Your instructions>
Repeat the span of the entries below that starts at the line with "Generate a Python" and ends at the line with "group_colors = ['#F8766D', '#00BFC4']", nothing more. Skip the pictures.

Code that draws figures>
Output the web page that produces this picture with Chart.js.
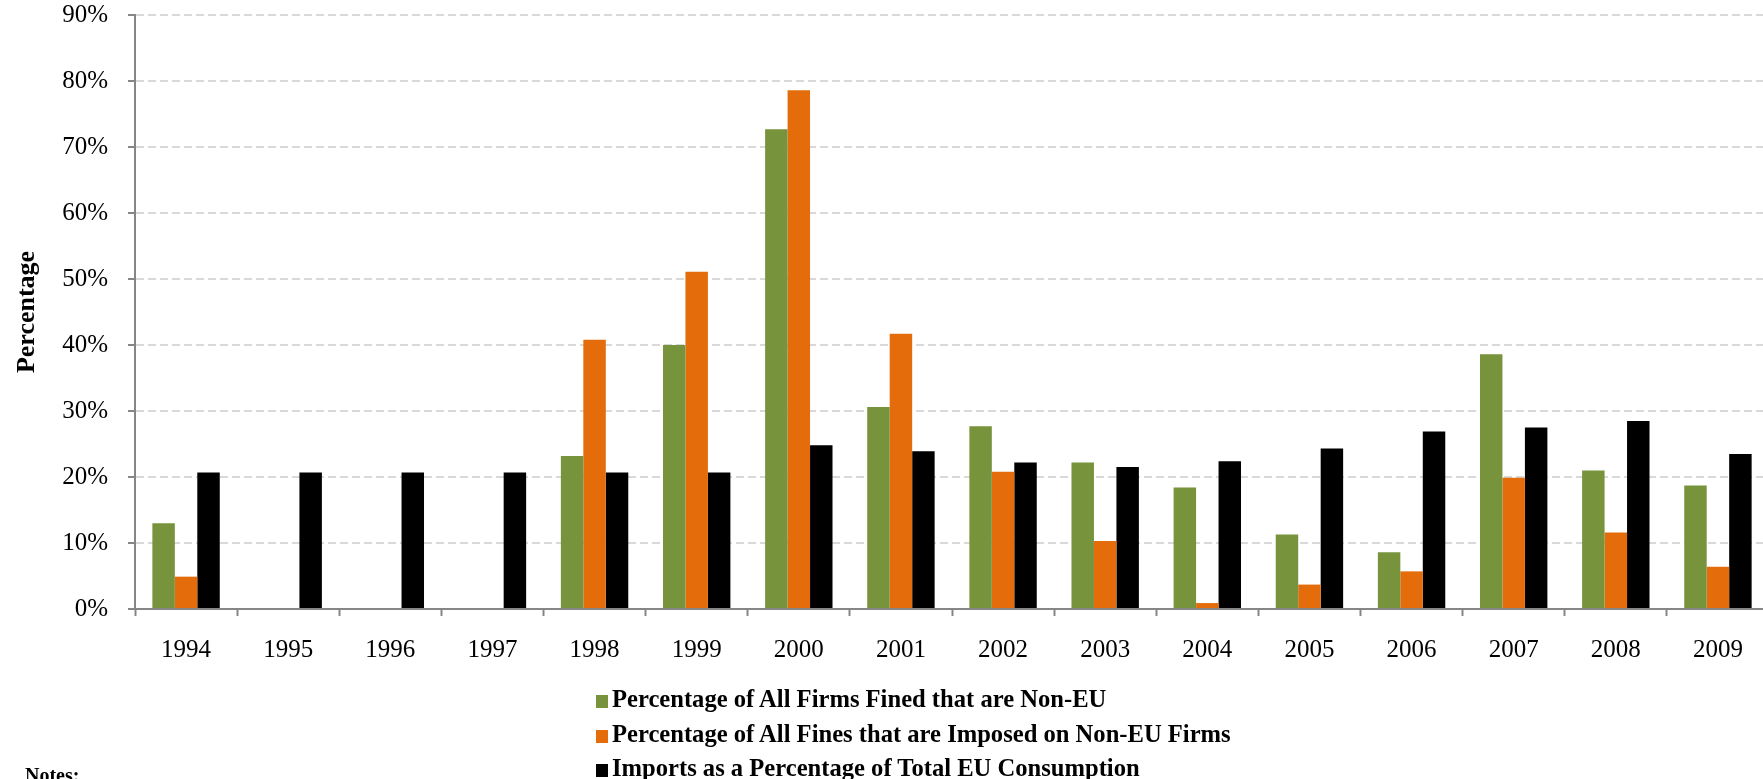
<!DOCTYPE html>
<html>
<head>
<meta charset="utf-8">
<title>Non-EU firms fined vs imports</title>
<script src="https://cdn.jsdelivr.net/npm/chart.js@4"></script>
<style>
    html, body { margin: 0; padding: 0; background: #ffffff; overflow: hidden; }
    #wrap { position: absolute; left: 0; top: 0; width: 1772px; height: 779px; }
    #legend { position: absolute; left: 596px; top: 682px; font-family: "Liberation Serif", "Times New Roman", serif;
              font-weight: bold; font-size: 24.6px; color: #000000; }
    .item { height: 34.5px; line-height: 34px; white-space: nowrap; }
    .box { display: inline-block; width: 12px; height: 13px; margin-right: 4px; vertical-align: -1px; }
    #notes { position: absolute; left: 25px; top: 764px; font-family: "Liberation Serif", "Times New Roman", serif;
             font-weight: bold; font-size: 20px; }
</style>
</head>
<body>
<div id="wrap"><canvas id="finesChart"></canvas></div>
<div id="legend"></div>
<div id="notes">Notes:</div>
<script>
// x-axis categories (years)
const years = ['1994', '1995', '1996', '1997', '1998', '1999', '2000', '2001',
               '2002', '2003', '2004', '2005', '2006', '2007', '2008', '2009'];

// series values in percent (null = no bar)
const firmsNonEU = [13.0, null, null, null, 23.2, 40.0, 72.7, 30.6,
                    27.7, 22.2, 18.4, 11.3, 8.6, 38.6, 21.0, 18.7];
const finesNonEU = [4.9, null, null, null, 40.8, 51.1, 78.6, 41.7,
                    20.8, 10.3, 0.9, 3.7, 5.7, 19.9, 11.6, 6.4];
const importsShare = [20.7, 20.7, 20.7, 20.7, 20.7, 20.7, 24.8, 23.9,
                      22.2, 21.5, 22.4, 24.3, 26.9, 27.5, 28.5, 23.5];

// series names
const seriesNames = ['Percentage of All Firms Fined that are Non-EU',
                     'Percentage of All Fines that are Imposed on Non-EU Firms',
                     'Imports as a Percentage of Total EU Consumption'];

const serif = '"Liberation Serif", "Times New Roman", serif';
const axisGrey = '#868686';

// keep the axes from pushing the plot area around
function fixX(s) {
    s.height = 60;
    s.paddingLeft = 0;
    s.paddingRight = 0;
}
function fixY(s) {
    s.width = 135;
    s.paddingTop = 0;
    s.paddingBottom = 0;
}

function createChart() {
    const ctx = document.getElementById('finesChart');
    const chart = new Chart(ctx, {
        type: 'bar',
        data: {
            labels: years,
            datasets: [
                { label: seriesNames[0], data: firmsNonEU, backgroundColor: '#77933C' },
                { label: seriesNames[1], data: finesNonEU, backgroundColor: '#E46C0A' },
                { label: seriesNames[2], data: importsShare, backgroundColor: '#000000' }
            ]
        },
        options: {
            responsive: true,
            maintainAspectRatio: false,
            animation: false,
            datasets: {
                bar: { categoryPercentage: 0.66, barPercentage: 1.0, borderWidth: 0 }
            },
            layout: { padding: { top: 15, left: 0, right: 3, bottom: 110 } },
            scales: {
                x: {
                    afterFit: fixX,
                    grid: { display: true, drawOnChartArea: false, tickLength: 7,
                            tickColor: axisGrey, tickWidth: 2 },
                    border: { color: axisGrey, width: 2 },
                    ticks: { color: '#000000', padding: 19, font: { family: serif, size: 25 } }
                },
                y: {
                    min: 0,
                    max: 90,
                    afterFit: fixY,
                    ticks: {
                        stepSize: 10,
                        padding: 20,
                        color: '#000000',
                        font: { family: serif, size: 25 },
                        callback: v => v + '%'
                    },
                    grid: { color: '#d9d9d9', lineWidth: 2, tickLength: 7,
                            tickColor: axisGrey, tickWidth: 2 },
                    border: { color: axisGrey, width: 2, dash: [8, 4] },
                    title: {
                        display: true,
                        text: 'Percentage',
                        color: '#000000',
                        padding: { top: 12, bottom: 0 },
                        font: { family: serif, size: 26, weight: 'bold' }
                    }
                }
            },
            plugins: {
                legend: { display: false },   // drawn below as a stacked html list
                tooltip: { enabled: false }
            }
        }
    });

    // legend built from the chart's own datasets, one per row
    const legend = document.getElementById('legend');
    chart.data.datasets.forEach(ds => {
        const row = document.createElement('div');
        row.className = 'item';
        const box = document.createElement('span');
        box.className = 'box';
        box.style.background = ds.backgroundColor;
        row.appendChild(box);
        row.appendChild(document.createTextNode(ds.label));
        legend.appendChild(row);
    });
}

createChart();
</script>
</body>
</html>
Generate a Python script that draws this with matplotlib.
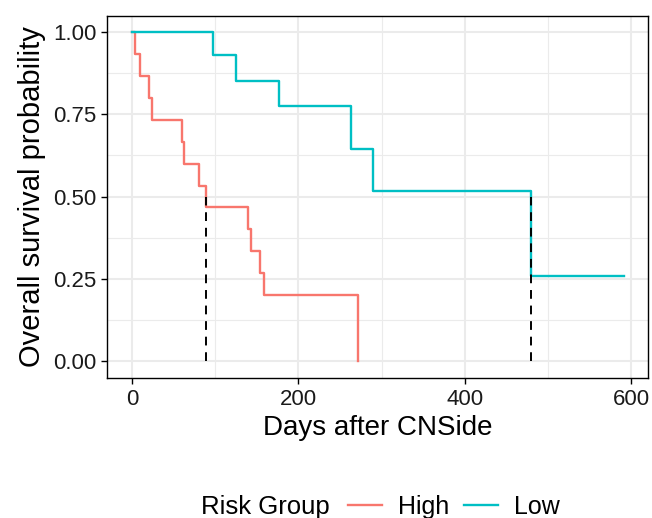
import matplotlib
matplotlib.use('Agg')
from matplotlib import pyplot as plt
from matplotlib.lines import Line2D
import numpy as np

plt.rcParams['font.family'] = ['Liberation Sans', 'DejaVu Sans']

# Kaplan-Meier estimates
high_days = [0, 4, 10, 20, 24, 60, 62, 81, 89, 140, 143, 154, 159, 271]
high_surv = [1.0, 0.933, 0.867, 0.800, 0.733, 0.667, 0.600, 0.533, 0.467,
             0.400, 0.333, 0.267, 0.200, 0.0]
low_days = [0, 97, 125, 177, 263, 289, 480, 591]
low_surv = [1.0, 0.929, 0.851, 0.774, 0.645, 0.516, 0.258, 0.258]

median_days = [89, 480]
group_names = ['High', 'Low']
group_colors = ['#F8766D', '#00BFC4']

xticks = [0, 200, 400, 600]
yticks = [0.0, 0.25, 0.5, 0.75, 1.0]
ytick_labels = ['0.00', '0.25', '0.50', '0.75', '1.00']

fig = plt.figure(figsize=(6.52, 5.18), dpi=100)
ax = fig.add_axes([107/652, 1-378/518, 541/652, 362/518])

ax.step(high_days, high_surv, where='post', color=group_colors[0], lw=1.7, zorder=3)
ax.step(low_days, low_surv, where='post', color=group_colors[1], lw=1.7, zorder=3)

for d in median_days:
    ax.plot([d, d], [0, 0.5], color='black', lw=1.4, linestyle=(0, (4.5, 3.5)), zorder=4)

ax.set_xlim(-30, 620)
ax.set_ylim(-0.052, 1.049)
ax.set_xticks(xticks)
ax.set_xticks([100, 300, 500], minor=True)
ax.set_yticks(yticks)
ax.set_yticklabels(ytick_labels)
ax.set_yticks([0.125, 0.375, 0.625, 0.875], minor=True)

ax.grid(which='major', color='#EBEBEB', lw=1.5, zorder=0)
ax.grid(which='minor', color='#EBEBEB', lw=0.8, zorder=0)
ax.set_axisbelow(True)
ax.tick_params(which='major', direction='out', length=4.3, width=1, color='black',
               labelsize=16, pad=3.4, labelcolor='#1a1a1a')
ax.tick_params(which='minor', length=0)
for s in ax.spines.values():
    s.set_color('black')
    s.set_linewidth(1)

ax.set_xlabel('Days after CNSide', fontsize=20, labelpad=4)
ax.set_ylabel('Overall survival probability', fontsize=21, labelpad=5)

fig.text(201/652, 1-507/518, 'Risk Group', fontsize=18.5, va='center', ha='left')
handles = [Line2D([], [], color=c, lw=1.7) for c in group_colors]
fig.legend(handles, group_names, loc='center left', bbox_to_anchor=(348/652, 1-507/518),
           ncol=2, frameon=False, fontsize=18, borderpad=0, borderaxespad=0,
           handlelength=1.35, handletextpad=0.65, columnspacing=0.6)

fig.savefig('out.png', dpi=100)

Result>
Generate a Python script that draws this with matplotlib.
import matplotlib
matplotlib.use('Agg')
from matplotlib import pyplot as plt
from matplotlib.lines import Line2D
import numpy as np

plt.rcParams['font.family'] = ['Liberation Sans', 'DejaVu Sans']

# Kaplan-Meier estimates
high_days = [0, 4, 10, 20, 24, 60, 62, 81, 89, 140, 143, 154, 159, 271]
high_surv = [1.0, 0.933, 0.867, 0.800, 0.733, 0.667, 0.600, 0.533, 0.467,
             0.400, 0.333, 0.267, 0.200, 0.0]
low_days = [0, 97, 125, 177, 263, 289, 480, 591]
low_surv = [1.0, 0.929, 0.851, 0.774, 0.645, 0.516, 0.258, 0.258]

median_days = [89, 480]
group_names = ['High', 'Low']
group_colors = ['#F8766D', '#00BFC4']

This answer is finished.